Grób Dragona
Jest śladem pochodzącym z czasów "potopu szwedzkiego". Grób dragona związany jest z potyczką, jaka rozegrała się w Korzeniowie (1656), podczas pacyfikacji tutejszych własności. Było to prawdopodobnie typowe działanie represyjne ze strony szwedów, skierowane przeciwko nieposłusznemu dziedzicowi Korzeniowa. Wysłany przez szwedów oddział jatarski został zaskoczony przez dragonów podczas palenia palenia wsi. Na pomoc dragonom przybyli tutejsi chłopi uzbrojeni w kosy.
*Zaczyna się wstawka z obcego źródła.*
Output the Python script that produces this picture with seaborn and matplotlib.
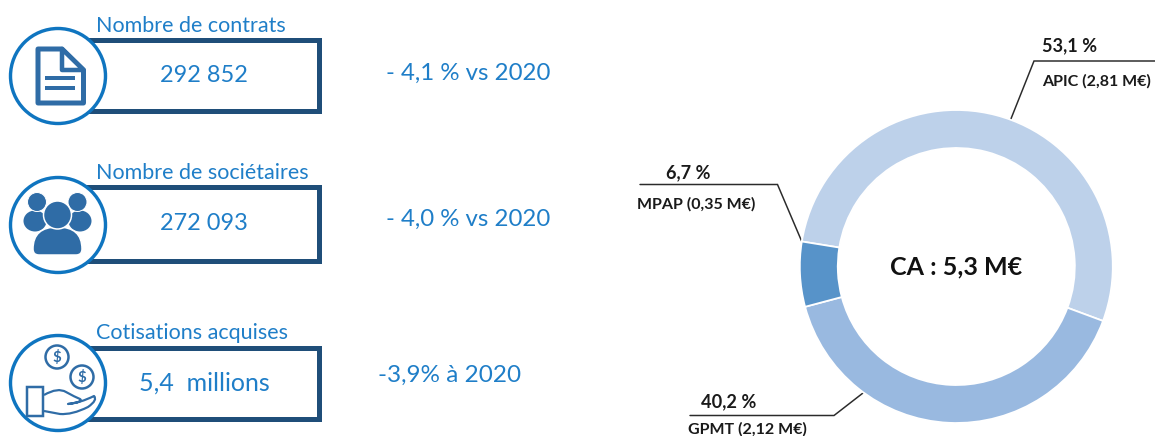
import matplotlib
matplotlib.use("Agg")
import matplotlib.pyplot as plt
from matplotlib.patches import Rectangle, Circle, Polygon, PathPatch, Ellipse
from matplotlib.path import Path
import seaborn as sns

# ---- data ----
kpi_titles = ["Nombre de contrats", "Nombre de sociétaires", "Cotisations acquises"]
kpi_values = ["292 852", "272 093", "5,4  millions"]
kpi_deltas = ["- 4,1 % vs 2020", "- 4,0 % vs 2020", "-3,9% à 2020"]
segments = ["APIC", "GPMT", "MPAP"]
shares = [53.1, 40.2, 6.7]
pct_labels = ["53,1 %", "40,2 %", "6,7 %"]
seg_labels = ["APIC (2,81 M€)", "GPMT (2,12 M€)", "MPAP (0,35 M€)"]
center_label = "CA : 5,3 M€"

sns.set_theme(style="white")
plt.rcParams["font.family"] = ["Lato", "DejaVu Sans"]

W, H = 1155, 436
BLUE_TXT = "#1f7ec8"
RING = "#0f75c0"
NAVY = "#1f4e79"
ICON = "#2f6ca6"
palette = sns.color_palette(["#bdd1ea", "#99b9e0", "#5793c9"])
px = 72 / 100  # one pixel in points

fig = plt.figure(figsize=(W / 100, H / 100), dpi=100, facecolor="white")
ax = fig.add_axes([0, 0, 1, 1])
ax.set_xlim(0, W)
ax.set_ylim(H, 0)
ax.axis("off")

# ---- doughnut ----
cx, cy, R, r = 956.3, 266.5, 156.5, 118.5
pie_ax = fig.add_axes([(cx - R - 1) / W, 1 - (cy + R + 1) / H, (2 * R + 2) / W, (2 * R + 2) / H])
pie_ax.pie(shares, colors=palette, startangle=170.8, counterclock=False, radius=1,
           wedgeprops=dict(width=(R - r) / R, edgecolor="white", linewidth=1.3))
pie_ax.set_xlim(-(R + 1) / R, (R + 1) / R)
pie_ax.set_ylim(-(R + 1) / R, (R + 1) / R)
pie_ax.axis("off")
pie_ax.patch.set_alpha(0)
sns.despine(ax=pie_ax, left=True, bottom=True)
fig.text(cx / W, 1 - 267 / H, center_label, ha="center", va="center",
         fontsize=25 * px, fontweight="bold", color="#111111", family=["Lato", "DejaVu Sans"])

# leader lines
for xs, ys in [([1010.5, 1034, 1155], [120, 61, 61]),
               ([802, 777.5, 640], [242, 184.5, 184.5]),
               ([863, 834, 690], [393, 415.5, 415.5])]:
    ax.plot(xs, ys, color="#2b2b2b", lw=1.5 * px, solid_joinstyle="miter")

for txt, x, y, fs, ha in [(pct_labels[0], 1042, 46, 18.2, "left"), (seg_labels[0], 1042, 81, 16, "left"),
                          (pct_labels[2], 688, 172.5, 18.2, "center"), (seg_labels[2], 696.5, 204, 16, "center"),
                          (pct_labels[1], 729, 401.5, 18.2, "center"), (seg_labels[1], 747, 429, 16, "center")]:
    ax.text(x, y, txt, ha=ha, va="center", fontsize=fs * px, fontweight="bold", color="#1a1a1a")

# ---- KPI boxes ----
box_tops = [40.5, 187.5, 347.5]
box_bots = [111, 260.5, 418.5]
circ_y = [76, 225, 383]
title_y = [26, 173, 333]
val_y = [76, 223, 383]
val_fs = [23.5, 23.5, 25]
delta_x = [386, 386, 378]
delta_y = [73, 219, 375]
delta_fs = [24, 24, 24.3]
val_x = [204, 204, 204]

for i in range(3):
    ax.add_patch(Rectangle((85, box_tops[i]), 318.5 - 85, box_bots[i] - box_tops[i],
                           fill=False, ec=NAVY, lw=5 * px, zorder=2, joinstyle="miter"))
    ax.add_patch(Circle((58, circ_y[i]), 47.5, fc="white", ec=RING, lw=3.4 * px, zorder=3))
    ax.text(96, title_y[i], kpi_titles[i], fontsize=21.5 * px, color=BLUE_TXT, va="center", ha="left", zorder=4)
    ax.text(val_x[i], val_y[i], kpi_values[i], fontsize=val_fs[i] * px, color=BLUE_TXT, va="center", ha="center", zorder=4)
    ax.text(delta_x[i], delta_y[i], kpi_deltas[i], fontsize=delta_fs[i] * px, color=BLUE_TXT, va="center", ha="left", zorder=4)

# document icon
ax.add_patch(Polygon([(38, 49), (62, 49), (83.5, 70), (83.5, 103), (38, 103)], closed=True, fc="white", ec=ICON,
                     lw=5 * px, joinstyle="round", zorder=5))
ax.add_patch(Polygon([(62, 49), (83.5, 70), (62, 70)], closed=True, fc="white", ec=ICON,
                     lw=4.5 * px, joinstyle="round", zorder=5))
for yy in (78.5, 88):
    ax.plot([45, 75], [yy, yy], color=ICON, lw=4 * px, zorder=5, solid_capstyle="butt")

# people icon
for sx, hx in [(35, 37), (80, 77.5)]:
    ax.add_patch(Ellipse((sx, 221), 23, 21, fc=ICON, ec="none", zorder=5))
    ax.add_patch(Circle((hx, 202), 9.5, fc=ICON, ec="white", lw=1 * px, zorder=6))
body = Path([(33, 249), (33, 227), (57.5, 227), (82, 227), (82, 249), (82, 255), (76, 255),
             (39, 255), (33, 255), (33, 249)],
            [Path.MOVETO, Path.CURVE3, Path.CURVE3, Path.CURVE3, Path.CURVE3, Path.CURVE3, Path.CURVE3,
             Path.LINETO, Path.CURVE3, Path.CURVE3])
ax.add_patch(PathPatch(body, fc=ICON, ec="white", lw=1.5 * px, zorder=7))
ax.add_patch(Circle((57.5, 215), 14, fc=ICON, ec="white", lw=1.5 * px, zorder=8))

# coins and hand icon
for (x0, y0) in [(57, 357), (82, 377)]:
    ax.add_patch(Circle((x0, y0), 11.5, fc="white", ec=ICON, lw=2.5 * px, zorder=5))
    ax.text(x0, y0, "$", fontsize=15 * px, fontweight="bold", color=ICON, ha="center", va="center", zorder=6)
ax.add_patch(Rectangle((27, 387), 16, 29, fc="white", ec=ICON, lw=2.5 * px, zorder=5))
hand = Path([(44, 395), (58, 387), (66, 392), (75, 397), (80, 399), (84, 402), (68, 404),
             (80, 403), (94, 396), (98, 400), (88, 407), (72, 415), (60, 414), (44, 411)],
            [Path.MOVETO, Path.CURVE3, Path.CURVE3, Path.CURVE3, Path.CURVE3, Path.CURVE3, Path.CURVE3,
             Path.CURVE3, Path.CURVE3, Path.CURVE3, Path.CURVE3, Path.CURVE3, Path.CURVE3, Path.LINETO])
ax.add_patch(PathPatch(hand, fc="none", ec=ICON, lw=2.2 * px, zorder=5, joinstyle="round"))

fig.savefig("out.png", dpi=100, facecolor="white")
Rajtarzy ponieśli znaczne straty i zostali zmuszeni do ucieczki. Podczas potyczki śmiertelnie został ranny dowódca dragonów - Tłocki. Pochowano go na leśnym uroczysku przy rozstaju dróg, a miejsce pochówku oznaczono krzyżem. Uroczysty pogrzeb poległego w nierównej walce oficera odbył się po 344 latach. W ten sposób mieszkańcy Korzeniowa oddali po latach hołd żołnierzowi, który kiedyś ocalił wieś.
Miejsce to dawniej niedostępne, otoczone podmokłymi lasami, było schronieniem dla partyzantów w okresie 1 wojny światowej. Na polanie obok Grobu Dragona, przy kapliczce szalkowej umocowanej na drzewie, odbywały się msze polowe dla partyzantów.